I can’t remember the last time I picked up a pen or a brush other than to sweep the floor and I find myself wondering if it really matters. I’m not going to matter in a few years anyway and who will care for my words and scribbles? Oh, I still have the odd flash of insight but it’s so much easier to concentrate on the next drink, the next meal, the next episode on TV and thinking is so very hard: far, far too challenging, so best not to do it.
I pretend that it will all be different next year and that I will hit upon a great idea, build bridges, lose weight, smile more, try to be better, write and paint and think – but will I? Can I? I seem to be ‘enjoying’ myself far too much to be bothered. I’ll have to see and hope, but hope is found in pretty small measure at the moment.

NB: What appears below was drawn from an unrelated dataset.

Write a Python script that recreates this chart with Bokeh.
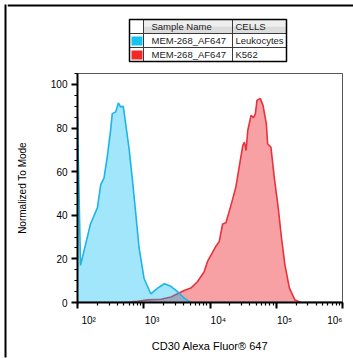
from bokeh.plotting import figure
from bokeh.models import Range1d, SingleIntervalTicker, LogTicker
from bokeh.layouts import row, column
from bokeh.core.properties import value
from bokeh.embed import file_html
from bokeh.resources import INLINE

# ---------------- data ----------------
leuko_x = [100, 111, 157, 200, 224, 251, 282, 316, 335, 377, 414, 447, 490, 533, 598,
           676, 759, 851, 1012, 1276, 1622, 2042, 2570, 3236, 4074, 5129, 1000000]
leuko_y = [85, 17, 36, 43.5, 54, 57, 67, 79, 86.6, 87.4, 91.5, 89.7, 90, 82, 71,
           56, 40.5, 25, 11, 4, 6.6, 8.6, 7.4, 5, 2, 0, 0]

k562_x = [100, 501, 794, 1148, 1820, 2570, 3236, 4074, 5129, 6457, 8128, 9226, 12300,
          13800, 15500, 17400, 20900, 24500, 27500, 31300, 33100, 35100, 37200, 41700,
          45700, 48400, 51300, 57500, 63100, 70800, 74100, 83200, 93300, 107000, 120000,
          135000, 158000, 191000, 240000, 1000000]
k562_y = [0, 0, 0.5, 1.2, 1.5, 2.5, 4, 5.5, 6.6, 9.5, 14, 19, 25.8,
          28, 36, 36.6, 45, 52.7, 62, 72, 73.5, 69.7, 79, 85.8,
          84.8, 86.6, 92.8, 93.5, 90.4, 82, 72.8, 71.2, 57.4, 43.5, 29.7,
          17.4, 6.6, 1.2, 0, 0]

x_tick_values = [100, 1000, 10000, 100000, 1000000]
x_tick_labels = ["10²", "10³", "10⁴", "10⁵", "10⁶"]

table_header = ["Sample Name", "CELLS"]
table_samples = ["MEM-268_AF647", "MEM-268_AF647"]
table_cells = ["Leukocytes", "K562"]
table_colors = ["#14C3F0", "#F02828"]

FONT = "Liberation Sans"
FS = "\u2007"  # figure space, used only to nudge tick-label placement
label_pad = [(FS * 4, ""), (FS * 3, ""), (FS * 3, ""), (FS * 3, ""), ("", FS * 2)]


def blank(w, h, x0, x1, y0, y1):
    f = figure(width=w, height=h, x_range=Range1d(x0, x1), y_range=Range1d(y1, y0),
               output_backend="svg", toolbar_location=None,
               x_axis_location=None, y_axis_location=None, min_border=0,
               frame_align=False)
    f.grid.visible = False
    f.outline_line_color = None
    f.background_fill_color = "white"
    f.border_fill_color = "white"
    return f


# ---------------- outer frame pieces ----------------
left_strip = blank(7, 358, 0, 7, 0, 358)
left_strip.quad(left=[4], right=[6], top=[4], bottom=[357], fill_color="black", line_color=None)

bottom_strip = blank(346, 4, 7, 353, 354, 358)
bottom_strip.quad(left=[7], right=[353], top=[355], bottom=[357], fill_color="black", line_color=None)

# ---------------- legend table ----------------
tab = blank(346, 72, 7, 353, 0, 72)
tab.quad(left=[7], right=[353], top=[4], bottom=[6], fill_color="black", line_color=None)

TL, C1, C2, TR = 129, 143, 232, 286
R0, R1, R2, R3 = 19, 33, 47, 61
tab.quad(left=[C1, C1], right=[TR, TR], top=[R0, (R0 + R1) / 2], bottom=[(R0 + R1) / 2, R1],
         fill_color=["#EEEEEE", "#DCDCDC"], line_color=None)
cl, cr, ct, cb = [], [], [], []
for (x0, x1) in ((TL, C1), (C1, C2), (C2, TR)):
    for (y0, y1) in ((R0, R1), (R1, R2), (R2, R3)):
        cl.append(x0); cr.append(x1); ct.append(y0); cb.append(y1)
tab.quad(left=cl, right=cr, top=ct, bottom=cb, fill_color=None, line_color="#3A3A3A", line_width=1)
tab.quad(left=[TL], right=[TR], top=[R0], bottom=[R3], fill_color=None, line_color="black", line_width=1.5)
tab.quad(left=[131, 131], right=[142, 142], top=[36, 50], bottom=[45, 59],
         fill_color=table_colors, line_color=None)

tx = [151, 235]
texts = list(table_header)
xs = list(tx)
ys = [(R0 + R1) / 2] * 2
for i, (s, c) in enumerate(zip(table_samples, table_cells)):
    ym = (R1 + R2) / 2 if i == 0 else (R2 + R3) / 2
    texts += [s, c]
    xs += tx
    ys += [ym, ym]
tab.text(x=xs, y=ys, text=texts, text_font=value(FONT), text_font_size=value("9.5px"),
         text_baseline="middle", text_align="left", text_color="#222222")

# ---------------- main histogram ----------------
p = figure(width=346, height=282, x_axis_type="log", output_backend="svg",
           toolbar_location=None, x_range=Range1d(100, 1000000), y_range=Range1d(0, 105),
           min_border_left=70, min_border_right=11, min_border_top=1, min_border_bottom=52,
           frame_align=False)
p.grid.visible = False
p.outline_line_color = "#555555"
p.outline_line_width = 1
p.background_fill_color = "white"
p.border_fill_color = "white"

p.varea(x=k562_x, y1=0, y2=k562_y, fill_color="#F02832", fill_alpha=0.44)
p.line(k562_x, k562_y, line_color="#E8323C", line_width=1.6)
p.varea(x=leuko_x, y1=0, y2=leuko_y, fill_color="#00BBF1", fill_alpha=0.37)
p.line(leuko_x, leuko_y, line_color="#1DB5E5", line_width=1.6)

for ax in (p.xaxis[0], p.yaxis[0]):
    ax.axis_line_width = 2
    ax.axis_line_color = "black"
    ax.major_tick_line_width = 2
    ax.major_tick_line_color = "black"
    ax.major_tick_in = 0
    ax.major_tick_out = 6
    ax.minor_tick_in = 0
    ax.minor_tick_out = 3
    ax.minor_tick_line_width = 1.2
    ax.minor_tick_line_color = "black"
    ax.major_label_text_font = FONT
    ax.major_label_text_font_size = "10px"
    ax.major_label_text_color = "black"
    ax.axis_label_text_font = FONT
    ax.axis_label_text_font_style = "normal"
    ax.axis_label_text_color = "black"

p.yaxis[0].ticker = SingleIntervalTicker(interval=20, num_minor_ticks=4)
p.yaxis[0].axis_label = "Normalized To Mode"
p.yaxis[0].axis_label_text_font_size = "10px"
p.yaxis[0].axis_label_standoff = 20
p.yaxis[0].major_label_standoff = 4

p.xaxis[0].ticker = LogTicker(num_minor_ticks=10)
p.xaxis[0].major_label_overrides = {
    float(v): pre + t + post for v, t, (pre, post) in zip(x_tick_values, x_tick_labels, label_pad)
}
p.xaxis[0].axis_label = "CD30 Alexa Fluor® 647"
p.xaxis[0].axis_label_text_font_size = "11px"
p.xaxis[0].axis_label_standoff = 11
p.xaxis[0].major_label_standoff = 6

layout = row(left_strip, column(tab, p, bottom_strip, spacing=0), spacing=0)

open("out.html", "w").write(file_html(layout, INLINE))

Maybe it’s the time of year.
There was a time where I saw contentment as apathy and I think I may have been right. In my laziness I have become apathetic to the world, content to just accept whatever will be. What can I do? I’m tired of being the king of lost causes, weary of fighting for nothing. It’s time maybe to take off my Canute crown and let the waves roll over me, get wet and swim or drown.
I have no idea where I would swim to though.